- Automation of organisational functions is a priority for all APEC CEOs when it comes to strategies to adapt to the digital age.
- Investing in employees’ continuous learning and identifying workers who are skilled at using new automation tools are key focuses for many of the APEC countries.
- Thriving in the era of automation will require engaging employees and tapping into the potential such changes will present.
The Asia Pacific Economic Cooperation (APEC) CEO Summit takes place in Vietnam this week, and to coincide PwC has released its 2017 APEC CEO Survey: A world in transition with findings from 1412 CEOs and industry leaders from the 21 APEC economies.
As the title suggests, the survey’s focus this year is on how the region is adapting to a changing world. Key themes include the best operating models for fluid trade policy, business growth in the Asia Pacific region in 2018 and, relevant to those embarking or continuing on digital journeys, the effect of technology on the workforce of the future.
While most countries have a similar vision of the workforce of the future, few have a clear strategy beyond ‘weathering the storm’ brought by emerging technology and the rise of automation.
As these companies plan for this change to a digital future, however, It is important that they don’t lose sight of planning for the benefits that they will reap in the years to come.
When it comes managing the digital transformation of the workforce, APEC CEOs are employing a range of different blue prints to adapt to and profit from an increasingly digital age.
The number one strategy across all territories is the automation of organisational functions. Indeed, 58% of APEC CEOs rate this as a current focus. Among Australian CEOs, the number is similar, at 54%.
Additionally, there is greater interest in the use of technology for remote operations, with 47% of the region’s leaders employing it to adapt. Having said this, in Australia, while it is also important, along with investing in machine learning and emerging technologies, the percentage actively pursuing it is only 38%, indicating a much stronger commitment to automation as the key response.
Robotic process automation, which replaces labour-intensive tasks with robotic software that can replicate processes and decisions, offers great efficiency to companies in providing products and services. The natural assumption is that this means less staff will be needed in the future, and that operation costs will subsequently fall, leading to more intense market competition.

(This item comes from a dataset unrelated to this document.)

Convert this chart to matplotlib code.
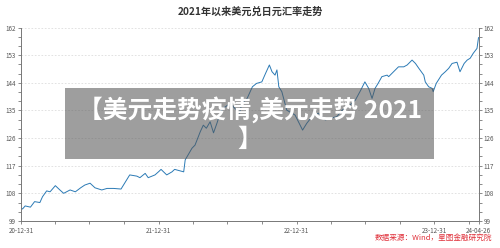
import pandas as pd
import matplotlib
matplotlib.use("Agg")
import matplotlib.pyplot as plt
from matplotlib.patches import Rectangle

plt.rcParams['font.family'] = ['Noto Sans CJK SC', 'DejaVu Sans']

# USD/JPY
dates = [
    '2020-12-31', '2021-01-04', '2021-01-11', '2021-01-25', '2021-02-05', '2021-02-19',
    '2021-02-26', '2021-03-09', '2021-03-18', '2021-04-01', '2021-04-13', '2021-04-23',
    '2021-05-10', '2021-05-24', '2021-06-07', '2021-06-18', '2021-07-02', '2021-07-15',
    '2021-08-02', '2021-08-16', '2021-09-02', '2021-09-22', '2021-10-04', '2021-10-15',
    '2021-11-03', '2021-11-11', '2021-11-25', '2021-12-03', '2021-12-21', '2021-12-31',
    '2022-01-06', '2022-01-21', '2022-02-04', '2022-02-11', '2022-03-07', '2022-03-11',
    '2022-03-29', '2022-04-06', '2022-04-20', '2022-04-28', '2022-05-06', '2022-05-16',
    '2022-05-25', '2022-06-03', '2022-06-13', '2022-06-20', '2022-07-08', '2022-08-02',
    '2022-08-08', '2022-08-22', '2022-09-05', '2022-09-16', '2022-09-30', '2022-10-10',
    '2022-10-20', '2022-10-27', '2022-11-04', '2022-11-09', '2022-11-14', '2022-11-22',
    '2022-12-05', '2022-12-27', '2023-01-16', '2023-01-27', '2023-02-10', '2023-02-27',
    '2023-03-17', '2023-03-30', '2023-04-17', '2023-05-01', '2023-05-22', '2023-06-05',
    '2023-06-19', '2023-06-30', '2023-07-10', '2023-07-19', '2023-07-27', '2023-08-04',
    '2023-08-14', '2023-08-28', '2023-09-01', '2023-09-14', '2023-09-27', '2023-10-11',
    '2023-10-20', '2023-11-02', '2023-11-11', '2023-11-20', '2023-12-03', '2023-12-07',
    '2023-12-16', '2023-12-25', '2023-12-28', '2024-01-05', '2024-01-19', '2024-01-29',
    '2024-02-07', '2024-02-16', '2024-02-29', '2024-03-08', '2024-03-19', '2024-03-27',
    '2024-04-04', '2024-04-12', '2024-04-22', '2024-04-26',
]
rate = [
    103.2, 102.9, 103.9, 103.5, 105.3, 105.0,
    106.9, 108.8, 108.5, 110.5, 109.1, 108.0,
    109.1, 108.5, 109.8, 110.7, 111.3, 109.8,
    109.1, 109.6, 109.6, 109.4, 111.8, 114.0,
    113.6, 113.1, 114.5, 113.1, 114.0, 115.1,
    115.8, 114.0, 115.0, 115.8, 115.0, 118.9,
    122.7, 123.7, 128.1, 130.2, 129.2, 131.3,
    127.7, 130.8, 134.6, 135.7, 137.3, 134.1,
    137.3, 138.9, 142.7, 143.8, 144.3, 147.1,
    149.8, 147.6, 146.5, 148.2, 142.7, 141.1,
    135.1, 133.5, 128.6, 130.8, 133.0, 134.1,
    131.9, 132.4, 133.0, 135.1, 136.8, 138.4,
    141.6, 144.3, 142.2, 138.9, 142.2, 143.8,
    146.0, 146.5, 146.0, 147.6, 149.2, 149.2,
    149.8, 151.4, 150.3, 148.7, 146.5, 144.3,
    142.7, 142.2, 141.1, 143.8, 146.5, 147.6,
    148.7, 150.3, 150.7, 147.6, 150.3, 151.4,
    152.0, 153.6, 155.2, 158.7,
]

yticks = [99, 108, 117, 126, 135, 144, 153, 162]
xtick_dates = ['2020-12-31', '2021-12-31', '2022-12-31', '2023-12-31', '2024-04-26']
xtick_labels = ['20-12-31', '21-12-31', '22-12-31', '23-12-31', '24-04-26']

title = '2021年以来美元兑日元汇率走势'
banner = '【美元走势疫情,美元走势 2021\n】'
source = '数据来源：Wind，星图金融研究院'

x = pd.to_datetime(dates)

fig = plt.figure(figsize=(5, 2.48), dpi=100)
ax = fig.add_axes([0.042, 0.109, 0.915, 0.78])

ax.plot(x, rate, color='#2b7ab5', linewidth=0.7, zorder=2)

ax.set_xlim(pd.Timestamp('2020-12-31'), pd.Timestamp('2024-04-26'))
ax.set_ylim(99, 162)

# y axis on both sides
ax.set_yticks(yticks)
ax.set_yticks(range(99, 163, 3), minor=True)
ax.tick_params(axis='y', which='both', left=True, right=True, labelleft=True,
               labelright=True, labelsize=4.5, labelcolor='#555555', color='#777777',
               length=2.5, width=0.6, pad=1)
ax.tick_params(axis='y', which='minor', length=2)
ax.grid(axis='y', which='major', linestyle=(0, (2, 2)), color='#dddddd', linewidth=0.6)

# x axis
ax.set_xticks(pd.to_datetime(xtick_dates))
ax.set_xticklabels(xtick_labels)
quarters = pd.date_range('2021-03-31', '2024-03-31', freq='QE')
ax.set_xticks(quarters, minor=True)
ax.tick_params(axis='x', which='both', labelsize=4.5, labelcolor='#555555',
               color='#777777', length=2.5, width=0.6, pad=1.5)

ax.spines['top'].set_visible(False)
for s in ['left', 'right', 'bottom']:
    ax.spines[s].set_color('#777777')
    ax.spines[s].set_linewidth(0.7)

fig.text(0.5, 0.952, title, ha='center', va='center', fontsize=7.3, fontweight='bold',
         color='#333333')
fig.text(0.984, 0.04, source, ha='right', va='center', fontsize=5.5, color='#e0303a',
         style='italic')

# grey watermark box
fig.patches.append(Rectangle((0.13, 0.359), 0.738, 0.286, transform=fig.transFigure,
                             facecolor='#555555', alpha=0.57, edgecolor='none', zorder=5))
fig.text(0.5, 0.50, banner, ha='center', va='center', fontsize=17.8, fontweight='bold',
         color='white', linespacing=1.25, zorder=6)

fig.savefig('out.png', dpi=100)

This model seems to correlate with the survey’s findings regarding how these companies are preparing in the short term. In the next three years automation of organisational functions remains the utmost priority for APEC and Australian CEOs.
Both are focusing on wholesale training of their workforces in ways to use data, and in identifying workers who are skilled at capitalising on the benefits of automation tools.
To help employees adjust to an era of greater automation and the rebalancing of existing jobs (or identify those employees who will be most valuable in the new landscape) the majority of CEOs believe that increasing business investment in employees’ continuous learning will be the most effective strategy to utilise.
Interestingly, in Malaysia and Indonesia, adding incentives for individuals to upgrade their skills is also seen as a priority, but isn’t listed by the majority, perhaps indicating a perceived or potential reluctance on the part of individuals to reskill.
As companies invest in automation, find the best staff adept at working with the technology and begin the re-education of staff to work in a digital workplace, it is striking that the focus seems to be on preparing for day one of a new future.
This begs the question: what happens on day two?
Digital transformation, although challenging, should not only be about wholesale adaption to new ways of working. While automation may very well change the nature of what staff are doing, and could change how many staff are needed, there is also a greater opportunity that businesses could be planning for.
With staff and resources freed up from low-value or repetitive tasks, a company can redeploy employees, not just to automation maintenance, but to value-adding work related to core business propositions. This breathing space afforded by digitisation will allow companies to better adapt to industry changes and to focus on innovation, quality and customer experience.
After all, when all businesses are on equal digitised footing, it will be these aspects that allow them to stand above the competition.
A company could spend the next 36 months preparing for automation, and come month 37, will it find itself with 100 less workers and the same value proposition it started with. Alternatively, it could focus on realigning its value chain with better products and service or expand into new avenues of profit and find, in month 37, that it has 100 of its workers providing additional value to 3 years prior.
Which business has the advantage?
Moreover, in the second scenario, employees have been engaged in the process (rather than worried they will lose their jobs), ready for the future and in little danger of the abortive mindsets that lead to a business unable to transform due to a frozen middle.
Businesses that focus solely on surviving transformation by educating and upskilling ‘keeper’ staff, run the risk of missing out on the benefits of digital disruption.
While there is no question that a focus on technology and education is necessary, it does not address the full picture that companies will need to be across to excel.
By asking what value could be added by freeing up staff with automation, and where those employees could be engaged, thus bringing them along on the journey, more of the bases needed for future success will be covered.
Preparing for the benefits, as well as the changes, will put a business ahead of one planning merely to survive. In the new digital economy, those who start day two with the question ‘now what?’ will have already fallen behind.